Lo sconcerto di tutto questo gli strappò una risposta prima ancora di sapere bene cosa stesse facendo. “Non vedo Ermione da dieci anni” disse. Poi si bloccò. Come poteva lei avere la sfacciataggine di chiedergli una cosa del genere, come farebbe una sposa fedele? Sarebbe stato mostruoso per loro due finire in un’ordinaria conversazione da moglie e marito come se niente fosse successo. Eppure quello che era successo lo trovava meno impedito di quello che adesso si trovava davanti.

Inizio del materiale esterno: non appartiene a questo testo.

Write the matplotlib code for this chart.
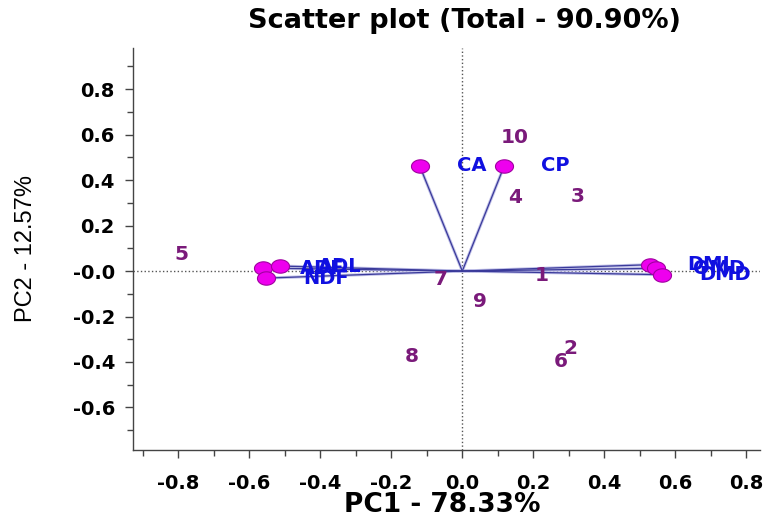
import numpy as np
import matplotlib
matplotlib.use('Agg')
import matplotlib.pyplot as plt
from matplotlib.path import Path
from matplotlib.ticker import MultipleLocator, FixedLocator, FixedFormatter

plt.rcParams['font.family'] = ['DejaVu Sans']

# loadings (variables)
var_names = ['ADF', 'ADL', 'NDF', 'CA', 'CP', 'DMI', 'OMD', 'DMD']
var_pc1 = [-0.563, -0.513, -0.552, -0.120, 0.118, 0.529, 0.546, 0.562]
var_pc2 = [0.013, 0.022, -0.031, 0.462, 0.462, 0.028, 0.012, -0.016]

# scores (samples)
obs_names = ['1', '2', '3', '4', '5', '6', '7', '8', '9', '10']
obs_pc1 = [0.224, 0.305, 0.325, 0.148, -0.791, 0.277, -0.062, -0.143, 0.050, 0.148]
obs_pc2 = [-0.018, -0.339, 0.330, 0.325, 0.073, -0.400, -0.035, -0.374, -0.135, 0.589]

xticks = [-0.8, -0.6, -0.4, -0.2, 0.0, 0.2, 0.4, 0.6, 0.8]
xticklabels = ['-0.8', '-0.6', '-0.4', '-0.2', '0.0', '0.2', '0.4', '0.6', '0.8']
yticks = [-0.6, -0.4, -0.2, 0.0, 0.2, 0.4, 0.6, 0.8]
yticklabels = ['-0.6', '-0.4', '-0.2', '-0.0', '0.2', '0.4', '0.6', '0.8']

fig = plt.figure(figsize=(7.68, 5.17), dpi=100)
ax = fig.add_axes([0.1732, 0.1296, 0.8164, 0.7776])
ax.set_xlim(-0.928, 0.839)
ax.set_ylim(-0.787, 0.981)

# dotted zero lines
ax.axhline(0, color='#555555', ls=':', lw=1, zorder=1)
ax.axvline(0, color='#555555', ls=':', lw=1, zorder=1)

# ellipse-shaped marker for the loading points
t = np.linspace(0, 2 * np.pi, 60)
ell = Path(np.column_stack([np.cos(t) * 1.35, np.sin(t)]), closed=True)

for name, x, y in zip(var_names, var_pc1, var_pc2):
    ax.plot([0, x], [0, y], color='#c0c0e8', lw=2.2, zorder=2, solid_capstyle='butt')
    ax.plot([0, x], [0, y], color='#3a3a9a', lw=0.9, zorder=3)
    ax.plot(x, y, marker=ell, ms=13, mfc='#ee00ee', mec='#a000a0', mew=0.8, zorder=4)
    ax.text(x + 0.105, y, name, color='#1010e0', fontsize=14, fontweight='bold',
            ha='left', va='center', zorder=5)

for name, x, y in zip(obs_names, obs_pc1, obs_pc2):
    ax.text(x, y, name, color='#7a1a7a', fontsize=14.5, fontweight='bold',
            ha='center', va='center', zorder=5)

for side in ['top', 'right']:
    ax.spines[side].set_visible(False)
for side in ['left', 'bottom']:
    ax.spines[side].set_color('#444444')
    ax.spines[side].set_linewidth(1)

ax.xaxis.set_major_locator(FixedLocator(xticks))
ax.xaxis.set_major_formatter(FixedFormatter(xticklabels))
ax.yaxis.set_major_locator(FixedLocator(yticks))
ax.yaxis.set_major_formatter(FixedFormatter(yticklabels))
ax.xaxis.set_minor_locator(MultipleLocator(0.1))
ax.yaxis.set_minor_locator(MultipleLocator(0.1))
ax.tick_params(which='major', direction='out', length=6, width=1, color='#444444',
               labelsize=14)
ax.tick_params(which='minor', direction='out', length=4, width=1, color='#444444')
ax.tick_params(axis='x', which='major', pad=11)
ax.tick_params(axis='y', which='major', pad=7)
for lab in ax.get_xticklabels() + ax.get_yticklabels():
    lab.set_fontweight('bold')

fig.text(442 / 768, 1 - 505 / 517, 'PC1 - 78.33%', fontsize=19, fontweight='bold',
         ha='center', va='center')
fig.text(26 / 768, 1 - 249 / 517, 'PC2 - 12.57%', fontsize=17, rotation=90,
         ha='center', va='center', family=['Liberation Sans', 'DejaVu Sans'])
fig.text(465 / 768, 1 - 21 / 517, 'Scatter plot (Total - 90.90%)', fontsize=19.5,
         fontweight='bold', ha='center', va='center')

fig.savefig('out.png', dpi=100)
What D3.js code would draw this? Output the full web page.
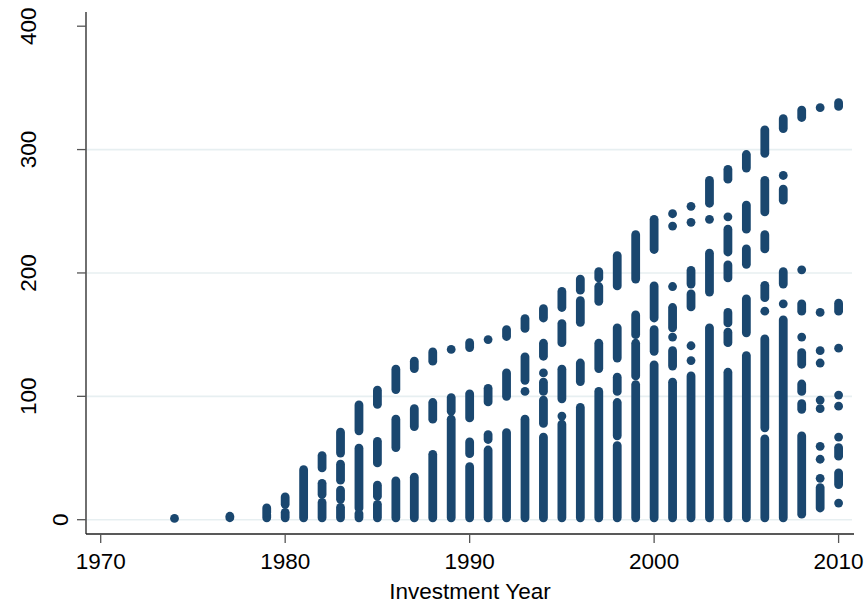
<!DOCTYPE html>
<html>
<head>
<meta charset="utf-8">
<script src="https://cdn.jsdelivr.net/npm/d3@7"></script>
<style>
  html, body { margin: 0; padding: 0; background: #fff; }
  svg { display: block; font-family: "Liberation Sans", Arial, sans-serif; }
</style>
</head>
<body>
<div id="chart"></div>
<script>
// Investment years that have at least one observation
const investYears = [1974, 1977, 1979, 1980, 1981, 1982, 1983, 1984, 1985, 1986,
  1987, 1988, 1989, 1990, 1991, 1992, 1993, 1994, 1995, 1996, 1997, 1998, 1999,
  2000, 2001, 2002, 2003, 2004, 2005, 2006, 2007, 2008, 2009, 2010];

const valueRanges = [
  [[1, 1]],                                                         // 1974
  [[1.6, 2.8]],                                                     // 1977
  [[1.5, 4], [6, 9.5]],                                             // 1979
  [[1.5, 6], [12.5, 18.5]],                                         // 1980
  [[1.5, 40.5]],                                                    // 1981
  [[1.5, 14], [20.5, 29.5], [42, 52]],                              // 1982
  [[1.5, 10], [16.5, 24], [32, 45], [54, 71]],                      // 1983
  [[1.5, 5], [9.5, 58], [72, 93]],                                  // 1984
  [[1.5, 12.5], [19, 28], [46, 63.5], [93.5, 105]],                 // 1985
  [[1.5, 31.5], [58.5, 81.5], [105.5, 122]],                        // 1986
  [[1.5, 34.5], [75.5, 90], [122.5, 128.5]],                        // 1987
  [[1.5, 53], [81.5, 95], [128.5, 136]],                            // 1988
  [[1.5, 81.5], [88, 99], [138, 138]],                              // 1989
  [[1.5, 43], [53.5, 63], [82.5, 102], [139.5, 143.5]],             // 1990
  [[1.5, 56.5], [65, 69], [95.5, 106.5], [146, 146]],               // 1991
  [[1.5, 70.5], [100, 119], [148.5, 154]],                          // 1992
  [[1.5, 81.5], [104, 104], [113, 132], [155, 163]],                // 1993
  [[1.5, 67], [78, 97], [104, 111.5], [119, 119], [132.5, 143], [163.5, 171]], // 1994
  [[1.5, 77.5], [84, 84], [98, 122], [143.5, 159], [172, 185]],     // 1995
  [[1.5, 91], [112, 127], [160, 177.5], [186, 195]],                // 1996
  [[1.5, 104], [122.5, 143], [177, 189], [196, 201]],               // 1997
  [[1.5, 60], [68, 95], [104, 115.5], [131, 155.5], [189.5, 214]],  // 1998
  [[1.5, 109.5], [116.5, 143], [150, 166], [195, 231]],             // 1999
  [[1.5, 125.5], [136.5, 154], [163.5, 189.5], [219, 243.5]],       // 2000
  [[1.5, 111.5], [124.5, 137], [148, 148], [155.5, 172], [189, 189], [238, 238], [248, 248]], // 2001
  [[1.5, 116.5], [129, 129], [141, 141], [172.5, 183], [191, 202], [241, 241], [254, 254]],   // 2002
  [[1.5, 155.5], [184.5, 216], [243.5, 243.5], [256.5, 275]],       // 2003
  [[1.5, 119.5], [143.5, 152], [159.5, 168], [196, 206.5], [217, 235.5], [245.5, 245.5], [276, 284]], // 2004
  [[1.5, 133], [151.5, 179], [207, 219.5], [235.5, 255], [285, 296]], // 2005
  [[1.5, 65.5], [74.5, 146.5], [169, 169], [180, 190], [219.5, 231], [249.5, 275], [297, 316]], // 2006
  [[1.5, 162], [175, 175], [191, 201], [259, 268], [279, 279], [317, 325]], // 2007
  [[4.5, 68], [89.5, 94], [104, 110], [126, 135.5], [148, 148], [169, 175], [202.5, 202.5], [326, 332]], // 2008
  [[9.5, 26], [33.5, 33.5], [49, 49], [59.5, 59.5], [90, 90], [97, 97], [127, 127], [137, 137], [168, 168], [334, 334]], // 2009
  [[13.5, 13.5], [28.5, 38], [51.5, 58.5], [67, 67], [92, 92], [101, 101], [139, 139], [169, 175.5], [335, 338]] // 2010
];

const xTicks = [1970, 1980, 1990, 2000, 2010];
const yTicks = [0, 100, 200, 300, 400];
const yGrid = [0, 100, 200, 300];
const xTitle = "Investment Year";

const width = 864, height = 604;
const navy = "#1a476f";
const r = 4.4;
const fontSize = 22.5;

const svg = d3.select("#chart").append("svg")
  .attr("width", width)
  .attr("height", height);

// scales (plot region 86..854 x 12..534)
const x = d3.scaleLinear().domain([1970, 2010]).range([100.7, 838.6]);
const y = d3.scaleLinear().domain([0, 400]).range([519.7, 26.2]);
const plotLeft = 86, plotRight = 854, plotTop = 12, plotBottom = 534;

// gridlines
svg.append("g")
  .selectAll("line")
  .data(yGrid)
  .join("line")
  .attr("x1", plotLeft + 1)
  .attr("x2", plotRight - 2)
  .attr("y1", d => y(d))
  .attr("y2", d => y(d))
  .attr("stroke", "#e7eff1")
  .attr("stroke-width", 1.6);

// flatten to segments
const segs = [];
investYears.forEach((yr, i) => {
  valueRanges[i].forEach(([lo, hi]) => segs.push({ yr, lo, hi }));
});

const marks = svg.append("g").attr("fill", navy).attr("stroke", navy);

marks.selectAll("line")
  .data(segs.filter(d => d.hi > d.lo))
  .join("line")
  .attr("x1", d => x(d.yr))
  .attr("x2", d => x(d.yr))
  .attr("y1", d => y(d.lo))
  .attr("y2", d => y(d.hi))
  .attr("stroke-width", r * 2)
  .attr("stroke-linecap", "round");

marks.selectAll("circle")
  .data(segs.filter(d => d.hi === d.lo))
  .join("circle")
  .attr("cx", d => x(d.yr))
  .attr("cy", d => y(d.lo))
  .attr("r", r)
  .attr("stroke", "none");

// y axis
const yAxis = svg.append("g");
yAxis.append("line")
  .attr("x1", plotLeft).attr("x2", plotLeft)
  .attr("y1", plotTop).attr("y2", plotBottom)
  .attr("stroke", "#222").attr("stroke-width", 1.3);
yAxis.selectAll(".tick")
  .data(yTicks)
  .join("line")
  .attr("x1", plotLeft - 9).attr("x2", plotLeft)
  .attr("y1", d => y(d)).attr("y2", d => y(d))
  .attr("stroke", "#555").attr("stroke-width", 1.3);
yAxis.selectAll("text")
  .data(yTicks)
  .join("text")
  .attr("transform", d => {
    const s = String(d);
    const bx = 68.3 - (s.length - 1) * 16.4;
    return `translate(${bx},${y(d)}) rotate(-90)`;
  })
  .attr("text-anchor", "middle")
  .attr("font-size", fontSize)
  .attr("fill", "#000")
  .text(d => d);

// x axis
const xAxis = svg.append("g");
xAxis.append("line")
  .attr("x1", plotLeft).attr("x2", plotRight)
  .attr("y1", plotBottom).attr("y2", plotBottom)
  .attr("stroke", "#222").attr("stroke-width", 1.3);
xAxis.selectAll(".tick")
  .data(xTicks)
  .join("line")
  .attr("x1", d => x(d)).attr("x2", d => x(d))
  .attr("y1", plotBottom).attr("y2", plotBottom + 9)
  .attr("stroke", "#555").attr("stroke-width", 1.3);
xAxis.selectAll("text")
  .data(xTicks)
  .join("text")
  .attr("x", d => x(d))
  .attr("y", 568.5)
  .attr("text-anchor", "middle")
  .attr("font-size", fontSize)
  .attr("fill", "#000")
  .text(d => d);

svg.append("text")
  .attr("x", (plotLeft + plotRight) / 2)
  .attr("y", 599)
  .attr("text-anchor", "middle")
  .attr("font-size", fontSize)
  .attr("fill", "#000")
  .text(xTitle);
</script>
</body>
</html>
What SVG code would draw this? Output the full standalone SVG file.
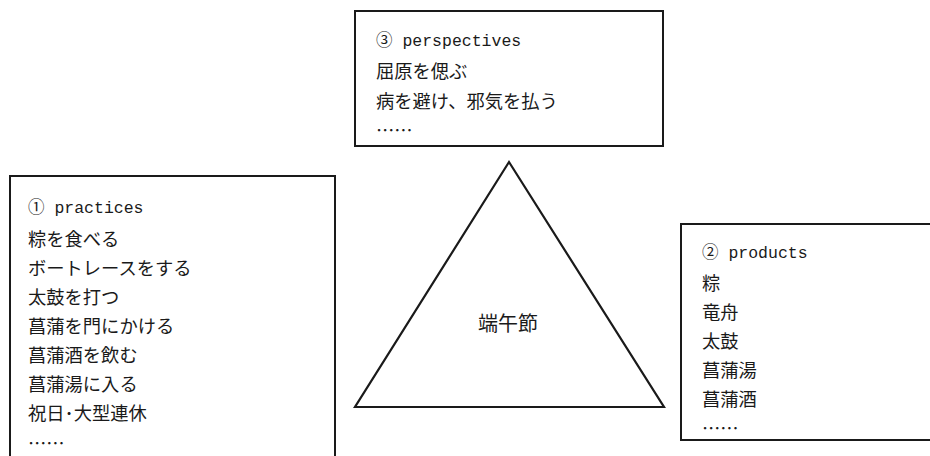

Ho pensato a questo testo perchè mi sembra collegato idealmente a quello precedente proposto da Diego.
In particolare del testo mi piace la descrizione della scena dentro/fuori del personaggio principale e l’idea che, alla fine dell’attesa, troviamo sempre una realtà inattesa che non corrisponde a ciò che avevamo costruito come visione dentro di noi (“mai sognato che la carne si accumulasse sotto il mento”). Infine, l’idea che proprio questo sia ciò che ci spiazza di più (“Eppure quello che era successo lo trovava meno impedito di quello che adesso si trovava davanti.”) e che ci chiede di non fermarci all’apparenza delle cose.
Cecilia
Mi sorprende come nel testo i personaggi del mito classico si trasformino in uomini e donne moderne. D’improvviso l’immagine cristallizzata per tremila anni di una donna dall’aspetto proverbiale, della semidea figlia di Giove, viene cancellata per lasciar posto a quella di una persona che come tutte è destinata a cedere al tempo. Ancora più moderni sono i pensieri di Menelao. Ogni eroe dell’antichità perseguirebbe il proprio scopo senza incertezze e raggiungendolo sarebbe soddisfatto. Invece Menelao ha fatto male i suoi conti, si rende conto che non desiderava davvero raggiungere l’obiettivo dichiarato di riprendersi sua moglie e che forse il suo desiderio era riavere una persona che esiste ora solo nel suo ricordo. Questa discordanza tra desideri coscienti e incoscienti è molto distante dal mito classico. Mi è sembrato di leggere una riflessione analoga a quella che Pirandello fa fare ad uno dei suoi personaggi de “Il fu Mattia Pascal” sulla tragedia di Oreste. Se per un momento Oreste mettesse in dubbio la liceità della sua vendetta nei confronti della madre Clitemnestra, assassina del marito Agamennone, ci ritroveremmo ad assistere al più moderno dramma del dubbio di Amleto. Un altro dei modelli classici che appare ribaltato è quello del riconoscimento. Fondamentale per lo sviluppo della trama di molti miti, qui il riconoscimento rappresenta una delusione e quasi sembra ostacolare la progressione degli eventi, facendo smarrire a Menelao la volontà che lo spinge all’azione.
Tiziana
Veronica
Federico
Di questo brano mi è piaciuta molto la descrizione dell’invecchiamento di Elena. Una presenza che non corrisponde all’immagine mentale che Menelao ha di lei. Nemmeno l’altezza corrisponde al suo ricordo. Si tratta quindi di un’idealizzazione della figura di Elena o è il semplice scorrere del tempo? Interessante vedere come il soffermarsi un po’ nostalgico di Menelao su dettagli insignificanti quali i capelli grigi, la carne sotto il mento, o le rughe di una non più giovanissima Elena sia stato interrotto dalla concretezza di una madre desiderosa di rivedere sua figlia. Quasi a voler dire che la maturità si acquisisce nell’attesa di chi torna dalla guerra e non di chi la guerra la va a fare.